>> Begin Data shown

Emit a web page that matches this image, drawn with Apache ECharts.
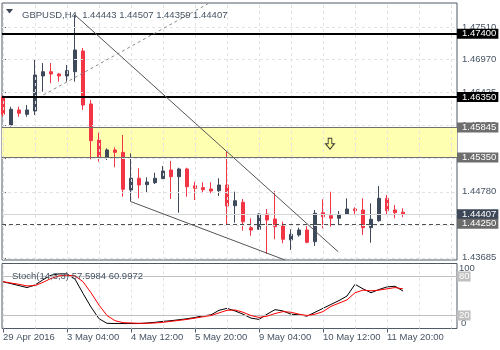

>> End Data shown
>> Begin Data shown

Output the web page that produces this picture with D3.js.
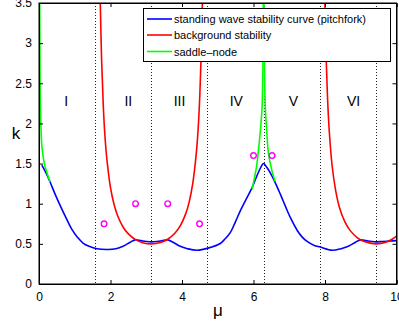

>> End Data shown
>> Begin Data shown

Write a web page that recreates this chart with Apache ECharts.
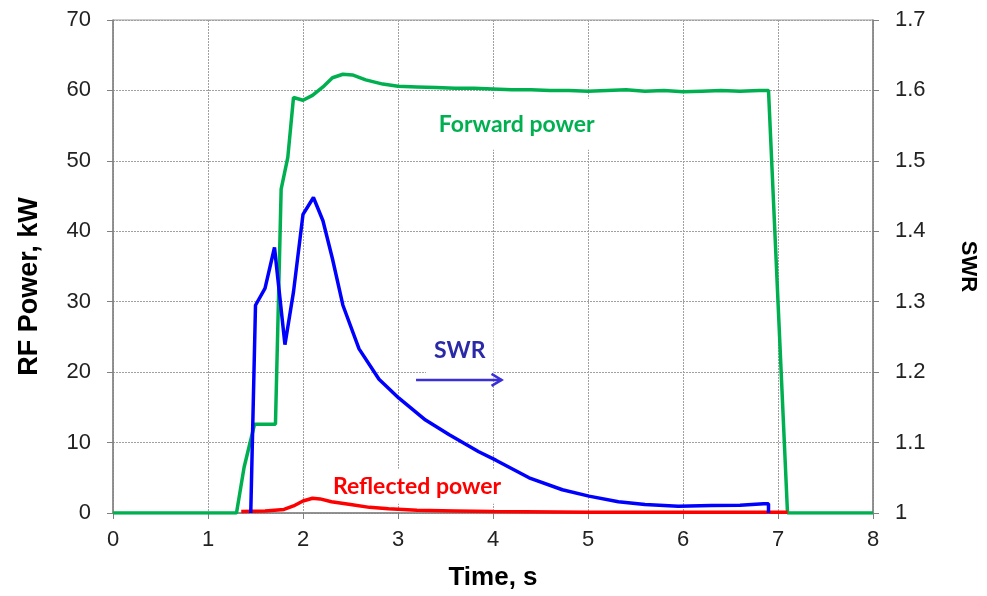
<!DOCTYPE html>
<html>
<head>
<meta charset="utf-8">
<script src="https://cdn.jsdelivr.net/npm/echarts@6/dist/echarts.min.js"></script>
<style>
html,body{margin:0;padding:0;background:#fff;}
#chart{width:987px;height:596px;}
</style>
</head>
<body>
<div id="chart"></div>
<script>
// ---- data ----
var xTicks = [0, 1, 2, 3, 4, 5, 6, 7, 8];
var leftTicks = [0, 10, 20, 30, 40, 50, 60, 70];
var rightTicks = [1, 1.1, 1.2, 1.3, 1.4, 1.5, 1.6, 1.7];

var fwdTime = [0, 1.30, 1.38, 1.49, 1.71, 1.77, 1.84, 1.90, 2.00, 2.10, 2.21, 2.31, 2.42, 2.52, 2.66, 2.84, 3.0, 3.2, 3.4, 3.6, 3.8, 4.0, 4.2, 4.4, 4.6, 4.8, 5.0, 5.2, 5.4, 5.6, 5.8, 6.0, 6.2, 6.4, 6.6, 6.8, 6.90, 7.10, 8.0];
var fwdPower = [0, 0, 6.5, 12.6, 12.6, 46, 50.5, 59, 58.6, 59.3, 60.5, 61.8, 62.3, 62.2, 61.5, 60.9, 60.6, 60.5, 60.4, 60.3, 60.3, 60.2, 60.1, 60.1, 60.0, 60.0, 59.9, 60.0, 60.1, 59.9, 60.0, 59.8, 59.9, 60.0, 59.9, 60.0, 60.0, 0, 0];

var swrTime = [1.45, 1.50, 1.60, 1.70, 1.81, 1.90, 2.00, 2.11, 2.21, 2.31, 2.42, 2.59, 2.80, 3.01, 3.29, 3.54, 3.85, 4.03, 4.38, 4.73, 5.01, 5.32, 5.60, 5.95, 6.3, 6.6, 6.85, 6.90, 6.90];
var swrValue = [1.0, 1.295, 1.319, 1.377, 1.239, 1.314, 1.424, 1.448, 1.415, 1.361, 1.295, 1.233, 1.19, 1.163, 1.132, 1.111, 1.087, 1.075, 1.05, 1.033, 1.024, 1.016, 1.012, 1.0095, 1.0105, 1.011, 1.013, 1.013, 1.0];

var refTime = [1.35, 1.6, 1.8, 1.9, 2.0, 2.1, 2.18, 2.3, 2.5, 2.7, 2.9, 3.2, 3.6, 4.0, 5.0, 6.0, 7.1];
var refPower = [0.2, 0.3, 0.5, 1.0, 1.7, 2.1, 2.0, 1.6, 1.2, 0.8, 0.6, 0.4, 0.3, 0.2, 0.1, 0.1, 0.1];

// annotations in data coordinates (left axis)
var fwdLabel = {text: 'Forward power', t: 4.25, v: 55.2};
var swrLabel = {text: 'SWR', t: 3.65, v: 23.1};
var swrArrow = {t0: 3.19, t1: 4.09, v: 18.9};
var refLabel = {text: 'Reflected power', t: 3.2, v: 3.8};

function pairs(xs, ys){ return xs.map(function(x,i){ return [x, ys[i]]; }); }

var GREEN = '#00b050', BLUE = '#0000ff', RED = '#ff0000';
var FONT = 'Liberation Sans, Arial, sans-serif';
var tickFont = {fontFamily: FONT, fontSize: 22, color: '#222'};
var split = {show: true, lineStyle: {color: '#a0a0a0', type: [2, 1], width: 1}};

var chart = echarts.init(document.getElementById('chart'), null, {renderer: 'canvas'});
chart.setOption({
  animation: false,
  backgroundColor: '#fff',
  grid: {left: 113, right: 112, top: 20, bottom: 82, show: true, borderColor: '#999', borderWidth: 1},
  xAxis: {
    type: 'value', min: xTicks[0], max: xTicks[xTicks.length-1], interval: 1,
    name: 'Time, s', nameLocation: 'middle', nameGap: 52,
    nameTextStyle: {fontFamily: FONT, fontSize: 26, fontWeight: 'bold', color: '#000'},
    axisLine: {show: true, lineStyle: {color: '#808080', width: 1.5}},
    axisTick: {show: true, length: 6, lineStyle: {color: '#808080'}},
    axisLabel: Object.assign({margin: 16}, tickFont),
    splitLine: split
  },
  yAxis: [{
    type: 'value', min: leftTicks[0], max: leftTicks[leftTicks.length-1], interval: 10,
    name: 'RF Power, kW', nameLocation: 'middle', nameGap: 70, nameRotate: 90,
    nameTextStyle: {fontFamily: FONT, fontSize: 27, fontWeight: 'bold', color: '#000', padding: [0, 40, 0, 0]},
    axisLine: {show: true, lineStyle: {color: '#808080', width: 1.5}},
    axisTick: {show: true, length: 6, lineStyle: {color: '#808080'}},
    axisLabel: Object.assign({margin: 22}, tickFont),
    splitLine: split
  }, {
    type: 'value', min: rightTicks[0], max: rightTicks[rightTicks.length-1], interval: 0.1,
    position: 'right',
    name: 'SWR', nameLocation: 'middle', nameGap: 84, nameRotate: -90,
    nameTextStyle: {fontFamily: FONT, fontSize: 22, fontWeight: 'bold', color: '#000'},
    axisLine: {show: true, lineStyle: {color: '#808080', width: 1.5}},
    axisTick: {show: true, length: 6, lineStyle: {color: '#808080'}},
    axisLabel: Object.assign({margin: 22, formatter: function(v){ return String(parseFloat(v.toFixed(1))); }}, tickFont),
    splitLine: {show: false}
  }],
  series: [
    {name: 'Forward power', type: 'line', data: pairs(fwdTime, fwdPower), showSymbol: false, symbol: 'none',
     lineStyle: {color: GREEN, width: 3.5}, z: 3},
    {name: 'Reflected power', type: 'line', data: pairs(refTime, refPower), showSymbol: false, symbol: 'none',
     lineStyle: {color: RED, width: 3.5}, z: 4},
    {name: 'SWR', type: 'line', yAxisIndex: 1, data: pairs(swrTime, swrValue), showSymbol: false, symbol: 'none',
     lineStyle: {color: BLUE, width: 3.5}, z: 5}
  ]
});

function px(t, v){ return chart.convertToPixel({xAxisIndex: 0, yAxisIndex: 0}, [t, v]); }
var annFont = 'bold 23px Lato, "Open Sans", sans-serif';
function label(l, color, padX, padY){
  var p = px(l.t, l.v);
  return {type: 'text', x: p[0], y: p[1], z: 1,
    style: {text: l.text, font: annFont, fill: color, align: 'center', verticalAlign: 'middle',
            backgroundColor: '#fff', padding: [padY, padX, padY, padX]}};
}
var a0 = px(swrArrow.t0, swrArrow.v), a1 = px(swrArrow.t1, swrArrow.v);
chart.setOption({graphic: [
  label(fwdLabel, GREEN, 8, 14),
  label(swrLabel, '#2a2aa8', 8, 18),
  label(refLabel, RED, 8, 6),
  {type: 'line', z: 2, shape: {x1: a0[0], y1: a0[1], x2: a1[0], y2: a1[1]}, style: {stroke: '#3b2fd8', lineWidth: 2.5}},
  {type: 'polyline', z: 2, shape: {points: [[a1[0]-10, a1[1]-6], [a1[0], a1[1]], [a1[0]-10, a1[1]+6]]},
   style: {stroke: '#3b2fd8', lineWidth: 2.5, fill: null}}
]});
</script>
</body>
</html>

>> End Data shown

#### [Work to complete]
Using the data above, extract exactly the lines from the one containing "Write a web" through the one containing "return [x, ys[i]];". Pictures are left out.

#### [The response]
Write a web page that recreates this chart with Apache ECharts.
<!DOCTYPE html>
<html>
<head>
<meta charset="utf-8">
<script src="https://cdn.jsdelivr.net/npm/echarts@6/dist/echarts.min.js"></script>
<style>
html,body{margin:0;padding:0;background:#fff;}
#chart{width:987px;height:596px;}
</style>
</head>
<body>
<div id="chart"></div>
<script>
// ---- data ----
var xTicks = [0, 1, 2, 3, 4, 5, 6, 7, 8];
var leftTicks = [0, 10, 20, 30, 40, 50, 60, 70];
var rightTicks = [1, 1.1, 1.2, 1.3, 1.4, 1.5, 1.6, 1.7];

var fwdTime = [0, 1.30, 1.38, 1.49, 1.71, 1.77, 1.84, 1.90, 2.00, 2.10, 2.21, 2.31, 2.42, 2.52, 2.66, 2.84, 3.0, 3.2, 3.4, 3.6, 3.8, 4.0, 4.2, 4.4, 4.6, 4.8, 5.0, 5.2, 5.4, 5.6, 5.8, 6.0, 6.2, 6.4, 6.6, 6.8, 6.90, 7.10, 8.0];
var fwdPower = [0, 0, 6.5, 12.6, 12.6, 46, 50.5, 59, 58.6, 59.3, 60.5, 61.8, 62.3, 62.2, 61.5, 60.9, 60.6, 60.5, 60.4, 60.3, 60.3, 60.2, 60.1, 60.1, 60.0, 60.0, 59.9, 60.0, 60.1, 59.9, 60.0, 59.8, 59.9, 60.0, 59.9, 60.0, 60.0, 0, 0];

var swrTime = [1.45, 1.50, 1.60, 1.70, 1.81, 1.90, 2.00, 2.11, 2.21, 2.31, 2.42, 2.59, 2.80, 3.01, 3.29, 3.54, 3.85, 4.03, 4.38, 4.73, 5.01, 5.32, 5.60, 5.95, 6.3, 6.6, 6.85, 6.90, 6.90];
var swrValue = [1.0, 1.295, 1.319, 1.377, 1.239, 1.314, 1.424, 1.448, 1.415, 1.361, 1.295, 1.233, 1.19, 1.163, 1.132, 1.111, 1.087, 1.075, 1.05, 1.033, 1.024, 1.016, 1.012, 1.0095, 1.0105, 1.011, 1.013, 1.013, 1.0];

var refTime = [1.35, 1.6, 1.8, 1.9, 2.0, 2.1, 2.18, 2.3, 2.5, 2.7, 2.9, 3.2, 3.6, 4.0, 5.0, 6.0, 7.1];
var refPower = [0.2, 0.3, 0.5, 1.0, 1.7, 2.1, 2.0, 1.6, 1.2, 0.8, 0.6, 0.4, 0.3, 0.2, 0.1, 0.1, 0.1];

// annotations in data coordinates (left axis)
var fwdLabel = {text: 'Forward power', t: 4.25, v: 55.2};
var swrLabel = {text: 'SWR', t: 3.65, v: 23.1};
var swrArrow = {t0: 3.19, t1: 4.09, v: 18.9};
var refLabel = {text: 'Reflected power', t: 3.2, v: 3.8};

function pairs(xs, ys){ return xs.map(function(x,i){ return [x, ys[i]]; }); }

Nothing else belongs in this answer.